-- start --
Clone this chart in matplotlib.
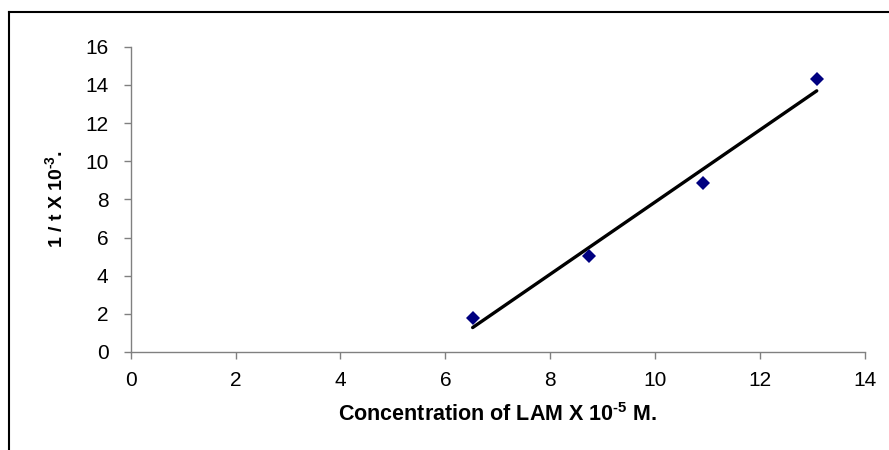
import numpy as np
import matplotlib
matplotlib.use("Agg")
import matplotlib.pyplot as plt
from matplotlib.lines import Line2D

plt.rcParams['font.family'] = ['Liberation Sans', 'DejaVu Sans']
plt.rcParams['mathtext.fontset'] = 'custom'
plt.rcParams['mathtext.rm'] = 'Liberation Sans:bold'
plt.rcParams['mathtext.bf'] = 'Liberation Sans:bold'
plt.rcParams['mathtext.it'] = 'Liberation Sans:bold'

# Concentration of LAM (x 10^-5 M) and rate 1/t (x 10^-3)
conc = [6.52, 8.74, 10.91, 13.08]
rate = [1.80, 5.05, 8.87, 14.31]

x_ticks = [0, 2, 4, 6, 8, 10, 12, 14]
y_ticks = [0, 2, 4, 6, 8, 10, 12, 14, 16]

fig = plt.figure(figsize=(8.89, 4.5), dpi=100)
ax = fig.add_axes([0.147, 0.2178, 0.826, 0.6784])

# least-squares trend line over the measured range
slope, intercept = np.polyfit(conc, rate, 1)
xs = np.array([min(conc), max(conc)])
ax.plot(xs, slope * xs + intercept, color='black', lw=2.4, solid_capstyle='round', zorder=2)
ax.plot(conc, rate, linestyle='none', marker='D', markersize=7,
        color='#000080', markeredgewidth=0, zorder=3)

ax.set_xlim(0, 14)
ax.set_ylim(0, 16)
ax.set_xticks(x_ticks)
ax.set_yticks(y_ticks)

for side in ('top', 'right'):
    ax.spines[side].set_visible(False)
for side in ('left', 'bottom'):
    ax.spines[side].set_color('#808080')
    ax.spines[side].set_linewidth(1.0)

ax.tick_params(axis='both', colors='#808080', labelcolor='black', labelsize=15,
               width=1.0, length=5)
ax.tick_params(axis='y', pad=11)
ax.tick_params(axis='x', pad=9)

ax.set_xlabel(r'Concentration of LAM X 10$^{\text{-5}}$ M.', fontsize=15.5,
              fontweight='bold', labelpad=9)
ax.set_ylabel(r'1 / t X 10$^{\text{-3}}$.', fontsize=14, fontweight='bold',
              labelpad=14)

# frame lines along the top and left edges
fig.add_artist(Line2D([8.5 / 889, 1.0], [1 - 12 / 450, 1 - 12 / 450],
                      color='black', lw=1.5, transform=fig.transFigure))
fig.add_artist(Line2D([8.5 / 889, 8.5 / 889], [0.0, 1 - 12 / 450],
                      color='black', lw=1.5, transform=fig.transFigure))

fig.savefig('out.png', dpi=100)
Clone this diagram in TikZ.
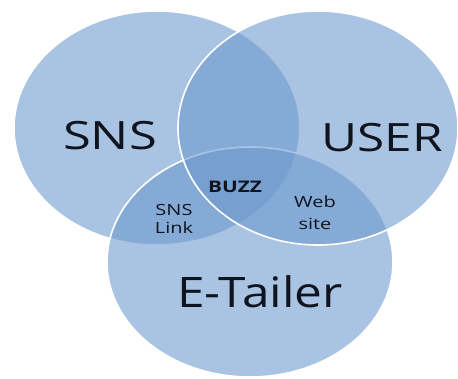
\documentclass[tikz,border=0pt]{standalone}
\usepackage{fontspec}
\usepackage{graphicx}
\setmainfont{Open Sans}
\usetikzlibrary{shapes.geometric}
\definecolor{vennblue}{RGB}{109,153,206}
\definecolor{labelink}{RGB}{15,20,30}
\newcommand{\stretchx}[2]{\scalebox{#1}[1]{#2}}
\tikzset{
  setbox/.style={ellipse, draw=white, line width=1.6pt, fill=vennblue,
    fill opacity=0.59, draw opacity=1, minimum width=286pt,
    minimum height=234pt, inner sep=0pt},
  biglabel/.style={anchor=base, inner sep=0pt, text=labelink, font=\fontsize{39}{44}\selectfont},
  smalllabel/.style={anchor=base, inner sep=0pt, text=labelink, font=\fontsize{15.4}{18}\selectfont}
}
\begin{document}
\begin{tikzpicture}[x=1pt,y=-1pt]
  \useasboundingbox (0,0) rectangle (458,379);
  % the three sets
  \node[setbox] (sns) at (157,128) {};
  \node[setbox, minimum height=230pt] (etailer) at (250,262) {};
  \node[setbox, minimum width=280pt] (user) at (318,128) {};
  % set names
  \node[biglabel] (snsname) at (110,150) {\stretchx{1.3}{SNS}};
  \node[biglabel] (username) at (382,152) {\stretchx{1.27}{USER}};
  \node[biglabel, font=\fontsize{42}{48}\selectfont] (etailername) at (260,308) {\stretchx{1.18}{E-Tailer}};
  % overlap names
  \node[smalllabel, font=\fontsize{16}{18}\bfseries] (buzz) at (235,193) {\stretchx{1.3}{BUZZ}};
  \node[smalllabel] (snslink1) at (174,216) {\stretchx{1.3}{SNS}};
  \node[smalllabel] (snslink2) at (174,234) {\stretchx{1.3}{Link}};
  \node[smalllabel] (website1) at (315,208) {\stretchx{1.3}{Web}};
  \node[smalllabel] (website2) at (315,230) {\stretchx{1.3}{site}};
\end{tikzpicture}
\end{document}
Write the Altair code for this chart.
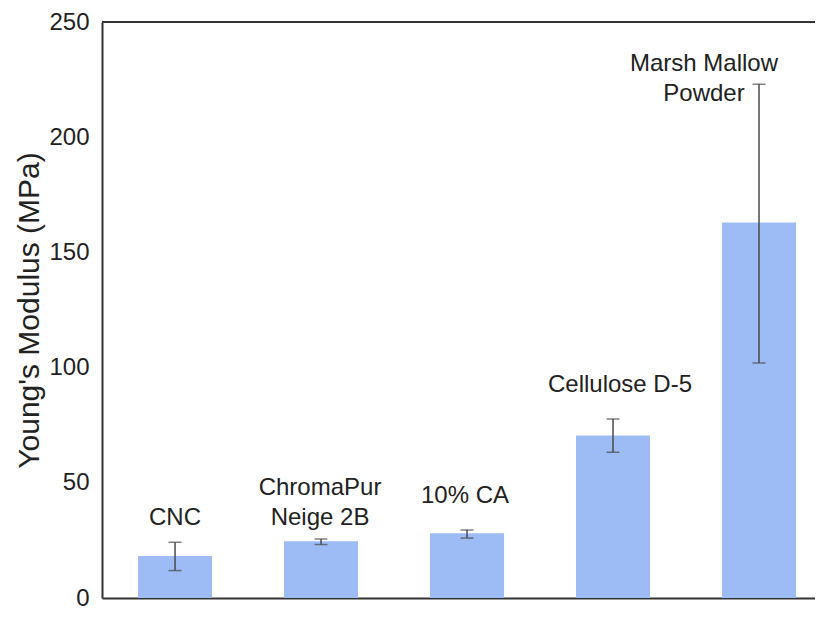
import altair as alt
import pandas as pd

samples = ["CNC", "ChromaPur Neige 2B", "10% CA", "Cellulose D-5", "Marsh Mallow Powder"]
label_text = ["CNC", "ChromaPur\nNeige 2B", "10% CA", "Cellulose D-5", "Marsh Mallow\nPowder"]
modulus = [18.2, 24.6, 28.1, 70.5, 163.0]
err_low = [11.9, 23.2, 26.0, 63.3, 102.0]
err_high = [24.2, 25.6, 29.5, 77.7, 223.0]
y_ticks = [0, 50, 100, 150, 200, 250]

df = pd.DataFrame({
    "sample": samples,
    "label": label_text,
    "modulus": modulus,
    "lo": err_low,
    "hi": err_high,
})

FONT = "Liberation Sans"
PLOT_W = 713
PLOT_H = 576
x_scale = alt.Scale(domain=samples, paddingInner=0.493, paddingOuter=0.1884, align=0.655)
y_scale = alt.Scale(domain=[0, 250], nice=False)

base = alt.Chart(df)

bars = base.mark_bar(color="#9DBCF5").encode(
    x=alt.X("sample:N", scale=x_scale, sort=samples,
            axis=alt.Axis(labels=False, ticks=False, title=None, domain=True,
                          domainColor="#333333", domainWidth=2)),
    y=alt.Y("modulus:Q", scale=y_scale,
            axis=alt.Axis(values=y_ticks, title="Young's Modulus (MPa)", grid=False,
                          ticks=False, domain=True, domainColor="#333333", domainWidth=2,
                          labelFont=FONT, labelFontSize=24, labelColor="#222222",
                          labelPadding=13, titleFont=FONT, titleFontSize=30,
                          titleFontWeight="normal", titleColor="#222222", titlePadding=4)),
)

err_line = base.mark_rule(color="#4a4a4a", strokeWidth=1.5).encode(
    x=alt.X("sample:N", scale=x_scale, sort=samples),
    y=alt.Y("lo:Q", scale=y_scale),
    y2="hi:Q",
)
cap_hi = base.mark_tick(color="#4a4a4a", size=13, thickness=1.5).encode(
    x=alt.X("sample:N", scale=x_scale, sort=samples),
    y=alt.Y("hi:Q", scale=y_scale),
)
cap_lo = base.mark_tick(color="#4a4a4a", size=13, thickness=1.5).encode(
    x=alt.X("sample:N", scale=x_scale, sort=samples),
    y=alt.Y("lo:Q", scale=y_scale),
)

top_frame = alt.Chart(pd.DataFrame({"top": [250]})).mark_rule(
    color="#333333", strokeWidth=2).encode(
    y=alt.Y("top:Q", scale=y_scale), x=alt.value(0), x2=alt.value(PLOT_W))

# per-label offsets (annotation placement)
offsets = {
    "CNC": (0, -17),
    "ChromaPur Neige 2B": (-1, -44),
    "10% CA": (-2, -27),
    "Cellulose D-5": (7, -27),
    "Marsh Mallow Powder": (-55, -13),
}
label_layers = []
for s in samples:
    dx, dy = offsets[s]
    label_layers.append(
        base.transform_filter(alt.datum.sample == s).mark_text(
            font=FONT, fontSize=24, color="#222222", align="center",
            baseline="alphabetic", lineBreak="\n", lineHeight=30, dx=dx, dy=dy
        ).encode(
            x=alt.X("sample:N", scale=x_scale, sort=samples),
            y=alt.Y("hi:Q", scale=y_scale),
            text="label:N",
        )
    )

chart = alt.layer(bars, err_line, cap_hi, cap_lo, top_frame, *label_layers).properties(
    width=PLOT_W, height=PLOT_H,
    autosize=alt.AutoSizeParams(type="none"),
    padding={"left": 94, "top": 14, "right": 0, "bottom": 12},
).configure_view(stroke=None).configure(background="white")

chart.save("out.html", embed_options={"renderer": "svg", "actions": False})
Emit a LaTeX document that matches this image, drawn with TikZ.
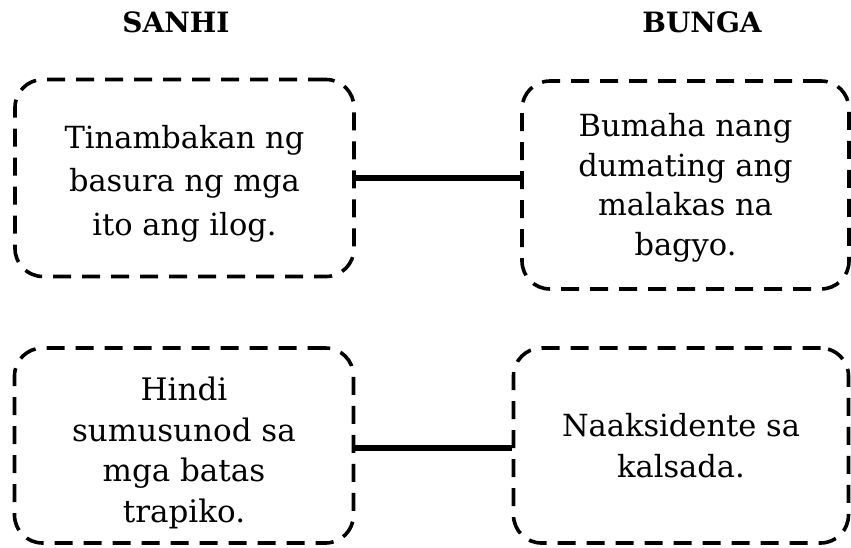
-- end --
Job — Write out, exactly and with nothing added, everything from the line with "Clone this diagram in TikZ." down to the line with "import pandas as pd", both included. Drop any pictures.

Answer below —
Clone this diagram in TikZ.
\documentclass[tikz,border=0pt]{standalone}
\usepackage{fontspec}
\usepackage{graphicx}
\setmainfont{Open Sans}
\usetikzlibrary{shapes.geometric}
\definecolor{vennblue}{RGB}{109,153,206}
\definecolor{labelink}{RGB}{15,20,30}
\newcommand{\stretchx}[2]{\scalebox{#1}[1]{#2}}
\tikzset{
  setbox/.style={ellipse, draw=white, line width=1.6pt, fill=vennblue,
    fill opacity=0.59, draw opacity=1, minimum width=286pt,
    minimum height=234pt, inner sep=0pt},
  biglabel/.style={anchor=base, inner sep=0pt, text=labelink, font=\fontsize{39}{44}\selectfont},
  smalllabel/.style={anchor=base, inner sep=0pt, text=labelink, font=\fontsize{15.4}{18}\selectfont}
}
\begin{document}
\begin{tikzpicture}[x=1pt,y=-1pt]
  \useasboundingbox (0,0) rectangle (458,379);
  % the three sets
  \node[setbox] (sns) at (157,128) {};
  \node[setbox, minimum height=230pt] (etailer) at (250,262) {};
  \node[setbox, minimum width=280pt] (user) at (318,128) {};
  % set names
  \node[biglabel] (snsname) at (110,150) {\stretchx{1.3}{SNS}};
  \node[biglabel] (username) at (382,152) {\stretchx{1.27}{USER}};
  \node[biglabel, font=\fontsize{42}{48}\selectfont] (etailername) at (260,308) {\stretchx{1.18}{E-Tailer}};
  % overlap names
  \node[smalllabel, font=\fontsize{16}{18}\bfseries] (buzz) at (235,193) {\stretchx{1.3}{BUZZ}};
  \node[smalllabel] (snslink1) at (174,216) {\stretchx{1.3}{SNS}};
  \node[smalllabel] (snslink2) at (174,234) {\stretchx{1.3}{Link}};
  \node[smalllabel] (website1) at (315,208) {\stretchx{1.3}{Web}};
  \node[smalllabel] (website2) at (315,230) {\stretchx{1.3}{site}};
\end{tikzpicture}
\end{document}
Write the Altair code for this chart.
import altair as alt
import pandas as pd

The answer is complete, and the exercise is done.